*What to do*. Print nothing but the lines from the start of the listing below through the line that contains "0.0155, 0.0155, 0.0165]". Do not include the pictures.

---

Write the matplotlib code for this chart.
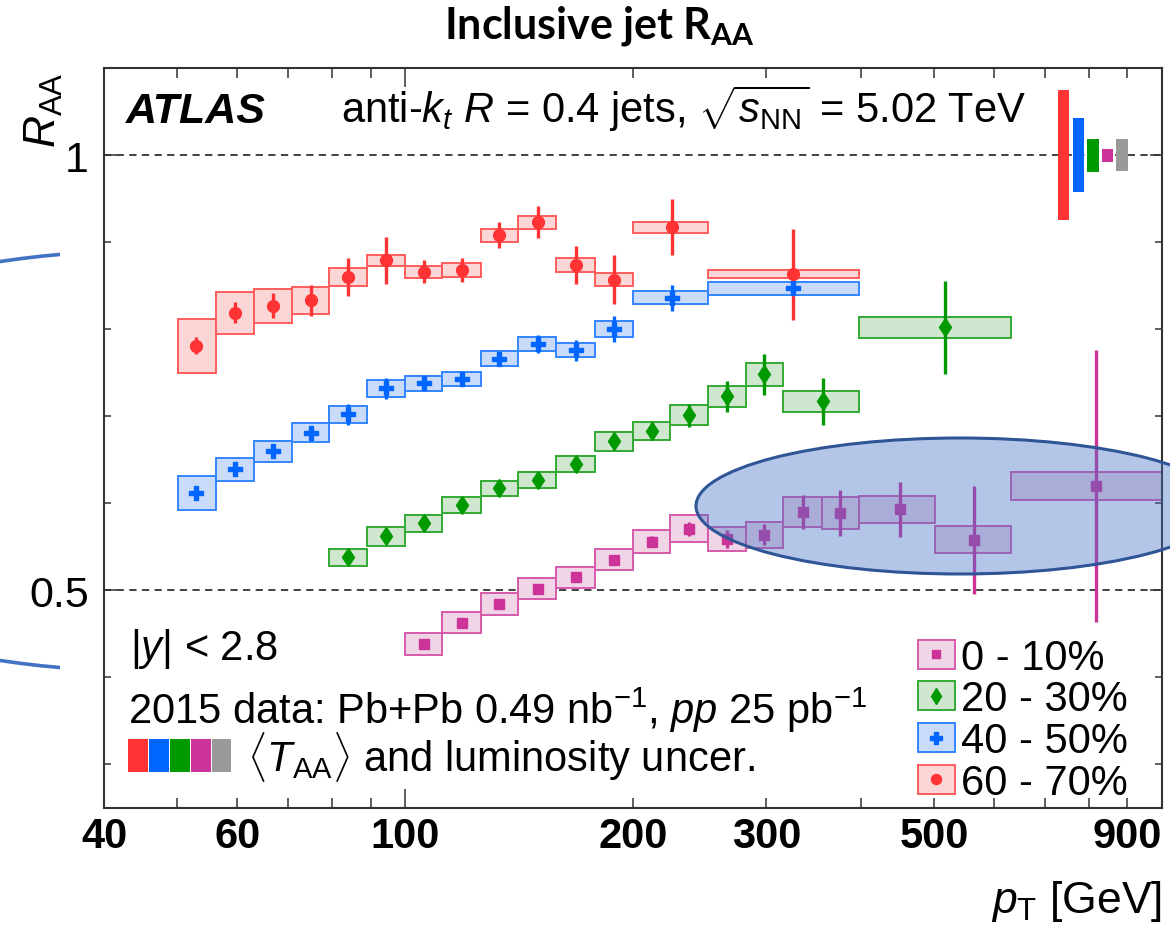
import numpy as np
import matplotlib
matplotlib.use('Agg')
import matplotlib.pyplot as plt
from matplotlib.patches import Rectangle, Ellipse, Patch
from matplotlib.lines import Line2D
from matplotlib.transforms import blended_transform_factory

plt.rcParams['font.family'] = ['Liberation Sans', 'DejaVu Sans']
plt.rcParams['mathtext.fontset'] = 'custom'
plt.rcParams['mathtext.rm'] = 'Liberation Sans'
plt.rcParams['mathtext.it'] = 'Liberation Sans:italic'
plt.rcParams['mathtext.bf'] = 'Liberation Sans:bold'

# ---- R_AA per centrality class: bin edges, marker pT, value, stat and sys (half box) ----
c0_edges = [100, 112, 126, 141, 158, 178, 200, 224, 251, 282, 316, 355, 398, 501, 631, 1000]
c0_pt = [106, 119, 133, 150, 168, 189, 212, 237, 266, 298, 335, 376, 450, 565, 817]
c0_raa = [0.438, 0.463, 0.484, 0.502, 0.515, 0.535, 0.556, 0.571, 0.559, 0.564, 0.590, 0.589, 0.593, 0.558, 0.620]
c0_stat = [0.004, 0.004, 0.004, 0.005, 0.005, 0.005, 0.006, 0.008, 0.010, 0.012, 0.019, 0.026, 0.032, 0.062, 0.156]
c0_sys = [0.0125, 0.012, 0.0125, 0.0125, 0.012, 0.012, 0.0135, 0.0155, 0.014, 0.015, 0.0175, 0.0185, 0.0155, 0.0155, 0.0165]

c20_edges = [79.4, 89.1, 100, 112, 126, 141, 158, 178, 200, 224, 251, 282, 316, 398, 631]
c20_pt = [84.1, 94.4, 106, 119, 133, 150, 168, 189, 212, 237, 266, 298, 357, 516]
c20_raa = [0.538, 0.562, 0.577, 0.598, 0.617, 0.627, 0.645, 0.671, 0.683, 0.701, 0.723, 0.748, 0.717, 0.802]
c20_stat = [0.005, 0.006, 0.006, 0.006, 0.006, 0.007, 0.007, 0.008, 0.010, 0.013, 0.018, 0.024, 0.027, 0.053]
c20_sys = [0.0095, 0.0105, 0.010, 0.009, 0.009, 0.009, 0.0095, 0.0105, 0.0105, 0.0115, 0.012, 0.0135, 0.0125, 0.0125]

c40_edges = [50.1, 56.2, 63.1, 70.8, 79.4, 89.1, 100, 112, 126, 141, 158, 178, 200, 251, 398]
c40_pt = [53.0, 59.6, 66.8, 75.0, 84.1, 94.4, 106, 119, 133, 150, 168, 189, 225, 325]
c40_raa = [0.612, 0.639, 0.660, 0.681, 0.702, 0.732, 0.738, 0.743, 0.766, 0.783, 0.776, 0.800, 0.836, 0.847]
c40_stat = [0.005, 0.006, 0.006, 0.006, 0.012, 0.012, 0.008, 0.007, 0.008, 0.010, 0.012, 0.015, 0.015, 0.005]
c40_sys = [0.0195, 0.0135, 0.012, 0.011, 0.0095, 0.0095, 0.0085, 0.008, 0.0085, 0.0075, 0.0085, 0.009, 0.0075, 0.0075]

c60_edges = [50.1, 56.2, 63.1, 70.8, 79.4, 89.1, 100, 112, 126, 141, 158, 178, 200, 251, 398]
c60_pt = [53.0, 59.6, 66.8, 75.0, 84.1, 94.4, 106, 119, 133, 150, 168, 189, 225, 325]
c60_raa = [0.781, 0.819, 0.827, 0.833, 0.860, 0.879, 0.866, 0.868, 0.908, 0.923, 0.874, 0.857, 0.917, 0.863]
c60_stat = [0.010, 0.012, 0.014, 0.018, 0.022, 0.027, 0.013, 0.014, 0.015, 0.018, 0.022, 0.028, 0.032, 0.052]
c60_sys = [0.031, 0.024, 0.0195, 0.016, 0.0105, 0.0065, 0.007, 0.0085, 0.0075, 0.0075, 0.008, 0.0075, 0.0065, 0.0045]

# <T_AA> and luminosity uncertainties around unity (60-70, 40-50, 20-30, 0-10, lumi)
global_unc = [0.075, 0.042, 0.019, 0.0075, 0.018]
global_colors = ['#ff3333', '#0066ff', '#009900', '#cc3399', '#999999']

centrality_labels = ['0 - 10%', '20 - 30%', '40 - 50%', '60 - 70%']

x_major_ticks = [100, 1000]
x_major_labels = ['100', '']
x_minor_ticks = [40, 50, 60, 70, 80, 90, 200, 300, 400, 500, 600, 700, 800, 900]
x_minor_labels = ['40', '', '60', '', '', '', '200', '300', '', '500', '', '', '', '900']
y_major_ticks = [0.5, 1.0]
y_major_labels = ['0.5', '1']

W, H = 1170, 937


def fx(px):
    return px / W


def fy(py):
    return 1 - py / H


fig = plt.figure(figsize=(W / 100, H / 100), dpi=100)
ax = fig.add_axes([fx(104), fy(809), (1162 - 104) / W, (809 - 69) / H])
ax.set_xscale('log')
ax.set_xlim(40, 1000)
ax.set_ylim(0.25, 1.1)

styles = [
    # edges, pt, raa, stat, sys, line color, box edge, fill, marker, size
    (c0_edges, c0_pt, c0_raa, c0_stat, c0_sys, '#cc3399', '#d65aaa', '#f0d5e7', 's', 6.5),
    (c20_edges, c20_pt, c20_raa, c20_stat, c20_sys, '#009900', '#33aa33', '#cfe7cf', 'd', 9.5),
    (c40_edges, c40_pt, c40_raa, c40_stat, c40_sys, '#0066ff', '#3385ff', '#c9dbf8', 'P', 9.5),
    (c60_edges, c60_pt, c60_raa, c60_stat, c60_sys, '#ff3333', '#ff5c5c', '#fad6d6', 'o', 8.5),
]

ax.axhline(1.0, color='#333333', lw=1.3, ls=(0, (4, 3)), zorder=1)
ax.axhline(0.5, color='#333333', lw=1.3, ls=(0, (4, 3)), zorder=1)

handles = []
for edges, pt, raa, stat, sys, col, ecol, fill, mk, ms in styles:
    edges = np.array(edges, dtype=float)
    raa = np.array(raa)
    sys = np.array(sys)
    ax.bar(edges[:-1], 2 * sys, width=np.diff(edges), bottom=raa - sys, align='edge',
           color=fill, edgecolor=ecol, linewidth=1.4, zorder=2)
    ax.errorbar(pt, raa, yerr=stat, fmt='none', ecolor=col, elinewidth=2.4, capsize=0, zorder=3)
    ax.plot(pt, raa, ls='none', marker=mk, ms=ms, color=col, mec=col, zorder=4)
    handles.append((Patch(facecolor=fill, edgecolor=ecol, linewidth=1.4),
                    Line2D([], [], ls='none', marker=mk, ms=ms * 0.85, color=col)))

# global uncertainty boxes at unity
trans = blended_transform_factory(ax.transAxes, ax.transData)
for i, (u, col) in enumerate(zip(global_unc, global_colors)):
    ax.add_patch(Rectangle((0.9017 + i * 0.0138, 1 - u), 0.0108, 2 * u, transform=trans,
                           facecolor=col, edgecolor='none', zorder=5))

# colour key for the <T_AA> line
for i, col in enumerate(global_colors):
    ax.add_patch(Rectangle((0.0227 + i * 0.0198, 0.0486), 0.0186, 0.0446, transform=ax.transAxes,
                           facecolor=col, edgecolor='none', zorder=5))

leg = ax.legend(handles, centrality_labels, loc='lower left', bbox_to_anchor=(0.769, 0.007),
                frameon=False, fontsize=30, handlelength=0.9, handleheight=0.7,
                handletextpad=0.15, labelspacing=0.04, borderpad=0.0, borderaxespad=0.0)

ax.set_xticks(x_major_ticks, x_major_labels, fontsize=30, fontweight='bold')
ax.set_xticks(x_minor_ticks, x_minor_labels, minor=True, fontsize=30, fontweight='bold')
ax.set_yticks(y_major_ticks, y_major_labels, fontsize=31)
ax.set_yticks([0.3, 0.4, 0.6, 0.7, 0.8, 0.9], minor=True)
ax.tick_params(which='both', direction='in', top=True, right=True, width=1.1, color='#333333')
ax.tick_params(axis='x', which='major', length=14, pad=6)
ax.tick_params(axis='x', which='minor', length=7, pad=6)
ax.tick_params(axis='y', which='major', length=9, pad=11)
ax.tick_params(axis='y', which='minor', length=5)
for s in ax.spines.values():
    s.set_linewidth(1.5)
    s.set_color('#333333')

# in-frame annotations
fig.text(fx(126), fy(123), 'ATLAS', fontsize=31, fontweight='bold', fontstyle='italic', va='baseline')
fig.text(fx(341), fy(123), r'anti-$k_t$ $R$ = 0.4 jets, $\sqrt{s_{\mathrm{NN}}}$ = 5.02 TeV',
         fontsize=30, va='baseline')
fig.text(fx(130), fy(660), r'|$y$| < 2.8', fontsize=30, va='baseline')
fig.text(fx(128), fy(724), r'2015 data: Pb+Pb 0.49 nb$^{-1}$, $pp$ 25 pb$^{-1}$', fontsize=30, va='baseline')
fig.text(fx(247), fy(772), r'$\langle T_{\mathrm{AA}}\rangle$ and luminosity uncer.', fontsize=30, va='baseline')

# axis titles
fig.text(fx(44), fy(72), r'$R_{\mathrm{AA}}$', fontsize=32, rotation=90, ha='center', va='top')
fig.text(fx(1162), fy(913), r'$p_{\mathrm{T}}$ [GeV]', fontsize=32, ha='right', va='baseline')

# slide title
fig.text(fx(599), fy(39), r'Inclusive jet R$_{\mathregular{AA}}$', family='Lato', fontweight='bold',
         fontsize=31, ha='center', va='baseline')

# highlight over the high-pT central points
highlight = Ellipse((fx(960), fy(507)), 528 / W, 136 / H, transform=fig.transFigure,
                    facecolor=(0x44 / 255, 0x72 / 255, 0xc4 / 255, 0.4), edgecolor='#2f5597',
                    linewidth=2.2, zorder=10)
fig.patches.append(highlight)

# edge of a second outline peeking in at the left margin
arc = Ellipse((fx(142), fy(462)), 908 / W, 420 / H, transform=fig.transFigure,
              facecolor='none', edgecolor='#4472c4', linewidth=2.6, zorder=10)
fig.patches.append(arc)
arc.set_clip_path(Rectangle((0, 0), fx(60), 1, transform=fig.transFigure))

fig.savefig('out.png', dpi=100)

---

*Solution for this task*.
Write the matplotlib code for this chart.
import numpy as np
import matplotlib
matplotlib.use('Agg')
import matplotlib.pyplot as plt
from matplotlib.patches import Rectangle, Ellipse, Patch
from matplotlib.lines import Line2D
from matplotlib.transforms import blended_transform_factory

plt.rcParams['font.family'] = ['Liberation Sans', 'DejaVu Sans']
plt.rcParams['mathtext.fontset'] = 'custom'
plt.rcParams['mathtext.rm'] = 'Liberation Sans'
plt.rcParams['mathtext.it'] = 'Liberation Sans:italic'
plt.rcParams['mathtext.bf'] = 'Liberation Sans:bold'

# ---- R_AA per centrality class: bin edges, marker pT, value, stat and sys (half box) ----
c0_edges = [100, 112, 126, 141, 158, 178, 200, 224, 251, 282, 316, 355, 398, 501, 631, 1000]
c0_pt = [106, 119, 133, 150, 168, 189, 212, 237, 266, 298, 335, 376, 450, 565, 817]
c0_raa = [0.438, 0.463, 0.484, 0.502, 0.515, 0.535, 0.556, 0.571, 0.559, 0.564, 0.590, 0.589, 0.593, 0.558, 0.620]
c0_stat = [0.004, 0.004, 0.004, 0.005, 0.005, 0.005, 0.006, 0.008, 0.010, 0.012, 0.019, 0.026, 0.032, 0.062, 0.156]
c0_sys = [0.0125, 0.012, 0.0125, 0.0125, 0.012, 0.012, 0.0135, 0.0155, 0.014, 0.015, 0.0175, 0.0185, 0.0155, 0.0155, 0.0165]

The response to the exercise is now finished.